How to plant a blueberry plant

Asked May 1, 2015, 7:53 AM EDT

Would appreciate info. regarding how to prepare and amend soil for blueberry plants in 5A hardiness zone area. How can I be confident that I've prepared enough compatible soil so that plant will thrive and grow beyond the pot in which it was shipped? Thanks!

Hamilton County New York

3 Responses

http://extension.umd.edu/growit/fruit-profiles/blueberries
http://extension.psu.edu/plants/gardening/fphg/blueberries
Have your soil tested and amend the soil as directed by the soil test. If you prepare a bed that extends about three feet away from every plant, this should be adequate. vw

Thanks so much for your response. I would, however, appreciate some clarification. The "three feet away" reference is not clear to me. Are you suggesting that the hole into which I am placing the plant should be three feet in diameter? And how deep would you suggest that hole to be? If I find that the soil requires much amending, should I forget about trying to fine tune the ground and create a raised bed and just fill that bed with the required soil?
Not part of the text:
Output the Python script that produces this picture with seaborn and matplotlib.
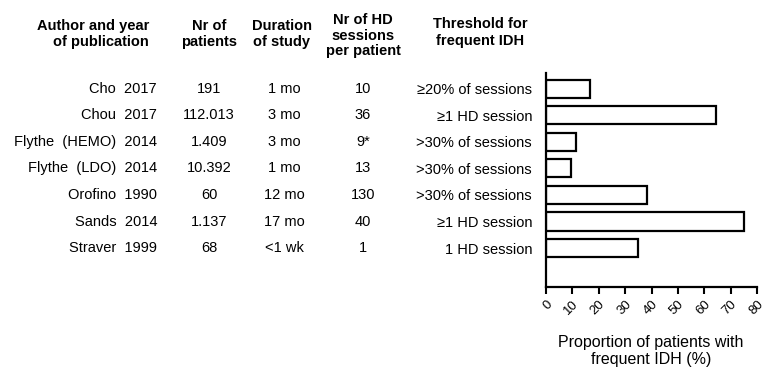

Since I haven't prepared the soil a year in advance, is it a mistake for me to plant my new blueberry plants in soil that will have been just a fresh mix of the native and amended soils? Thanks again

Even though you haven't prepared your soil a year ahead of time, you could still do the necessary preparation and plant your plants.
You must not underestimate the importance of amending the soil to the proper pH and organic material. Ideally, you will have your soil tested by a soil testing laboratory, but even if you have to have the soil pH tested locally (some hardware and farm stores will do this), the soil pH must be around 4.5.
The reference to '3 feet' is a suggestion that you should prepare the soil in the entire row or area where you intend to plant your blueberry shrubs and space your plants at least 3 feet apart. If possible, it would be better to amend your native soil with a small amount of compost and a small amount of peat moss. Don't over-do the organic amendments since they can make your soil too soggy.
Do not plant them too deeply. If you buy container plants, the plants should be planted at the same level or just slightly higher.
By the way, only fertilize your blueberries with ammonium sulfate. Do not fertilize with a nitrate fertilizer. Nitrates can be toxic to blueberries.